Data extract →
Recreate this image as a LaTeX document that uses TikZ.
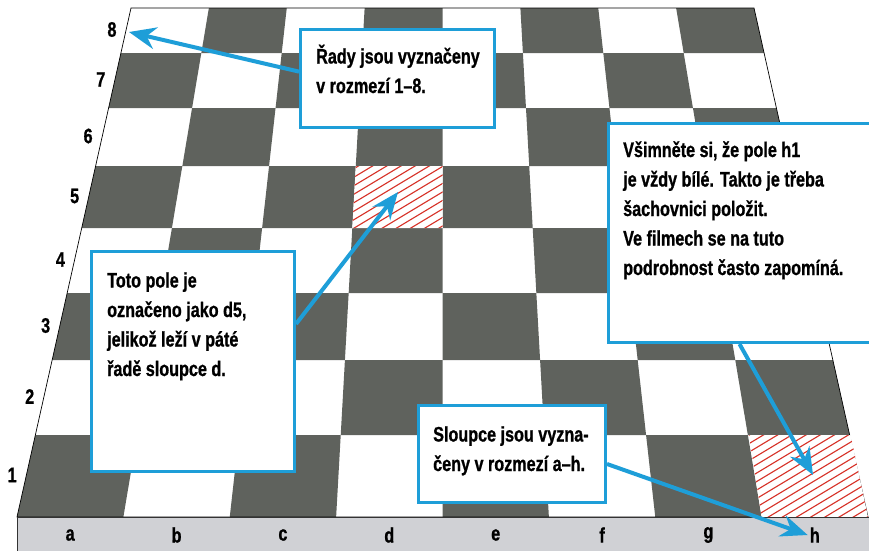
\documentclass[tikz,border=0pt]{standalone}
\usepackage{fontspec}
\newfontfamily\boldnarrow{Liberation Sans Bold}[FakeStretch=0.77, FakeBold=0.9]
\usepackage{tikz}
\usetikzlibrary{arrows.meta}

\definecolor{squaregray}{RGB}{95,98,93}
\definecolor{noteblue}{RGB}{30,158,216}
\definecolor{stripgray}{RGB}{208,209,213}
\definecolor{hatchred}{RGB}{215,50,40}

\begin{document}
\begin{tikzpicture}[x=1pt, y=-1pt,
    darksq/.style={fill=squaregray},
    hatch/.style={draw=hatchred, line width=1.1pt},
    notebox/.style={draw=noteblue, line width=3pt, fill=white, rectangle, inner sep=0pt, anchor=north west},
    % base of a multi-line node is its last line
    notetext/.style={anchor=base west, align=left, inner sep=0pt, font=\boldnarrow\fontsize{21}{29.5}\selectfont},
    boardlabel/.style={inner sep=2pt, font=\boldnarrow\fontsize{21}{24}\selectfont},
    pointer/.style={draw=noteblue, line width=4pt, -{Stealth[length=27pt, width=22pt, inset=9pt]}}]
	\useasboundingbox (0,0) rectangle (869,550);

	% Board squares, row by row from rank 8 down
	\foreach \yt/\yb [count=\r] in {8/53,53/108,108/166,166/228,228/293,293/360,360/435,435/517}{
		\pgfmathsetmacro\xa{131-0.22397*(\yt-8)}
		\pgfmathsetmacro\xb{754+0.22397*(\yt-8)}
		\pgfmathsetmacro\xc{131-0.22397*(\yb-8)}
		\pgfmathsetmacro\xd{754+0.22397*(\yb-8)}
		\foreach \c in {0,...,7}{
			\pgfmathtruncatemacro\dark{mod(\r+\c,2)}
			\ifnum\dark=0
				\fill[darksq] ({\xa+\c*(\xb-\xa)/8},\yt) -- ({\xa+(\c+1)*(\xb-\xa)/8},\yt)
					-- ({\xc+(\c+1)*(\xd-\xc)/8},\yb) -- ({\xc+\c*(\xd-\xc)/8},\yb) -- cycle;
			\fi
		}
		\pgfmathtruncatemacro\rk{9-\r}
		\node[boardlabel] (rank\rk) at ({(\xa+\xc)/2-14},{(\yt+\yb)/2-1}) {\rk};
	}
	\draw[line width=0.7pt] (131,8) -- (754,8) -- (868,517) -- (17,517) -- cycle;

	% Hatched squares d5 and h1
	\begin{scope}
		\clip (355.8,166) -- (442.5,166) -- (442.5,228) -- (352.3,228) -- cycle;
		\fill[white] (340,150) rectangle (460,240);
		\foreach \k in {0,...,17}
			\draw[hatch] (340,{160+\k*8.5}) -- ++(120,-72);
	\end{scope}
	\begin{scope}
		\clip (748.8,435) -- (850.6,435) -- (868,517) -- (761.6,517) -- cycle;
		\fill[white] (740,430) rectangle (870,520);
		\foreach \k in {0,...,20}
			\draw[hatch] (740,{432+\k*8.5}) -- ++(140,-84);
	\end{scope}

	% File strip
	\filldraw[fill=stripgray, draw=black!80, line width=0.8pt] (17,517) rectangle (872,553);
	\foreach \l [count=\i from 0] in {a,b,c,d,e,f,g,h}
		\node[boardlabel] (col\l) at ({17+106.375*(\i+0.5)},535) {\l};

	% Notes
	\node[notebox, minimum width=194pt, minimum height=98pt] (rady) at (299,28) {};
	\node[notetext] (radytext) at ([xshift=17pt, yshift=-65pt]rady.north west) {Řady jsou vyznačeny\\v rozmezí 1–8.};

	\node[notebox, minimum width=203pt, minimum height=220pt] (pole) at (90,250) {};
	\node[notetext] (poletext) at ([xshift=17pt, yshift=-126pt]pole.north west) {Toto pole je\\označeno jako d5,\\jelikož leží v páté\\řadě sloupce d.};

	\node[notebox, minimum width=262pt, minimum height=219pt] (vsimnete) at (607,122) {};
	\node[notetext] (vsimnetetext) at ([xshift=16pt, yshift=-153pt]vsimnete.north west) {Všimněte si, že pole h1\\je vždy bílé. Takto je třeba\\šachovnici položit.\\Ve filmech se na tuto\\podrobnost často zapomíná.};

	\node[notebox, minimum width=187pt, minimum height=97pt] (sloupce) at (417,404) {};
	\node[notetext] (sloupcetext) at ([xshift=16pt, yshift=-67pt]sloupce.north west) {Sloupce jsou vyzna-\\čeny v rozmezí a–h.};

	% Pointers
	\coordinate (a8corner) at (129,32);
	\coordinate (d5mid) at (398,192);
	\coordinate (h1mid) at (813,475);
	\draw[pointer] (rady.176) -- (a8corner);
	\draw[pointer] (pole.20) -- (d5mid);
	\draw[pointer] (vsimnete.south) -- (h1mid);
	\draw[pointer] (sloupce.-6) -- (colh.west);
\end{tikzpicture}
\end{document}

Requirements →
Copy the listing word for word, excluding its pictures.

Right answer →
Recreate this image as a LaTeX document that uses TikZ.
\documentclass[tikz,border=0pt]{standalone}
\usepackage{fontspec}
\newfontfamily\boldnarrow{Liberation Sans Bold}[FakeStretch=0.77, FakeBold=0.9]
\usepackage{tikz}
\usetikzlibrary{arrows.meta}

\definecolor{squaregray}{RGB}{95,98,93}
\definecolor{noteblue}{RGB}{30,158,216}
\definecolor{stripgray}{RGB}{208,209,213}
\definecolor{hatchred}{RGB}{215,50,40}

\begin{document}
\begin{tikzpicture}[x=1pt, y=-1pt,
    darksq/.style={fill=squaregray},
    hatch/.style={draw=hatchred, line width=1.1pt},
    notebox/.style={draw=noteblue, line width=3pt, fill=white, rectangle, inner sep=0pt, anchor=north west},
    % base of a multi-line node is its last line
    notetext/.style={anchor=base west, align=left, inner sep=0pt, font=\boldnarrow\fontsize{21}{29.5}\selectfont},
    boardlabel/.style={inner sep=2pt, font=\boldnarrow\fontsize{21}{24}\selectfont},
    pointer/.style={draw=noteblue, line width=4pt, -{Stealth[length=27pt, width=22pt, inset=9pt]}}]
	\useasboundingbox (0,0) rectangle (869,550);

	% Board squares, row by row from rank 8 down
	\foreach \yt/\yb [count=\r] in {8/53,53/108,108/166,166/228,228/293,293/360,360/435,435/517}{
		\pgfmathsetmacro\xa{131-0.22397*(\yt-8)}
		\pgfmathsetmacro\xb{754+0.22397*(\yt-8)}
		\pgfmathsetmacro\xc{131-0.22397*(\yb-8)}
		\pgfmathsetmacro\xd{754+0.22397*(\yb-8)}
		\foreach \c in {0,...,7}{
			\pgfmathtruncatemacro\dark{mod(\r+\c,2)}
			\ifnum\dark=0
				\fill[darksq] ({\xa+\c*(\xb-\xa)/8},\yt) -- ({\xa+(\c+1)*(\xb-\xa)/8},\yt)
					-- ({\xc+(\c+1)*(\xd-\xc)/8},\yb) -- ({\xc+\c*(\xd-\xc)/8},\yb) -- cycle;
			\fi
		}
		\pgfmathtruncatemacro\rk{9-\r}
		\node[boardlabel] (rank\rk) at ({(\xa+\xc)/2-14},{(\yt+\yb)/2-1}) {\rk};
	}
	\draw[line width=0.7pt] (131,8) -- (754,8) -- (868,517) -- (17,517) -- cycle;

	% Hatched squares d5 and h1
	\begin{scope}
		\clip (355.8,166) -- (442.5,166) -- (442.5,228) -- (352.3,228) -- cycle;
		\fill[white] (340,150) rectangle (460,240);
		\foreach \k in {0,...,17}
			\draw[hatch] (340,{160+\k*8.5}) -- ++(120,-72);
	\end{scope}
	\begin{scope}
		\clip (748.8,435) -- (850.6,435) -- (868,517) -- (761.6,517) -- cycle;
		\fill[white] (740,430) rectangle (870,520);
		\foreach \k in {0,...,20}
			\draw[hatch] (740,{432+\k*8.5}) -- ++(140,-84);
	\end{scope}

	% File strip
	\filldraw[fill=stripgray, draw=black!80, line width=0.8pt] (17,517) rectangle (872,553);
	\foreach \l [count=\i from 0] in {a,b,c,d,e,f,g,h}
		\node[boardlabel] (col\l) at ({17+106.375*(\i+0.5)},535) {\l};

	% Notes
	\node[notebox, minimum width=194pt, minimum height=98pt] (rady) at (299,28) {};
	\node[notetext] (radytext) at ([xshift=17pt, yshift=-65pt]rady.north west) {Řady jsou vyznačeny\\v rozmezí 1–8.};

	\node[notebox, minimum width=203pt, minimum height=220pt] (pole) at (90,250) {};
	\node[notetext] (poletext) at ([xshift=17pt, yshift=-126pt]pole.north west) {Toto pole je\\označeno jako d5,\\jelikož leží v páté\\řadě sloupce d.};

	\node[notebox, minimum width=262pt, minimum height=219pt] (vsimnete) at (607,122) {};
	\node[notetext] (vsimnetetext) at ([xshift=16pt, yshift=-153pt]vsimnete.north west) {Všimněte si, že pole h1\\je vždy bílé. Takto je třeba\\šachovnici položit.\\Ve filmech se na tuto\\podrobnost často zapomíná.};

	\node[notebox, minimum width=187pt, minimum height=97pt] (sloupce) at (417,404) {};
	\node[notetext] (sloupcetext) at ([xshift=16pt, yshift=-67pt]sloupce.north west) {Sloupce jsou vyzna-\\čeny v rozmezí a–h.};

	% Pointers
	\coordinate (a8corner) at (129,32);
	\coordinate (d5mid) at (398,192);
	\coordinate (h1mid) at (813,475);
	\draw[pointer] (rady.176) -- (a8corner);
	\draw[pointer] (pole.20) -- (d5mid);
	\draw[pointer] (vsimnete.south) -- (h1mid);
	\draw[pointer] (sloupce.-6) -- (colh.west);
\end{tikzpicture}
\end{document}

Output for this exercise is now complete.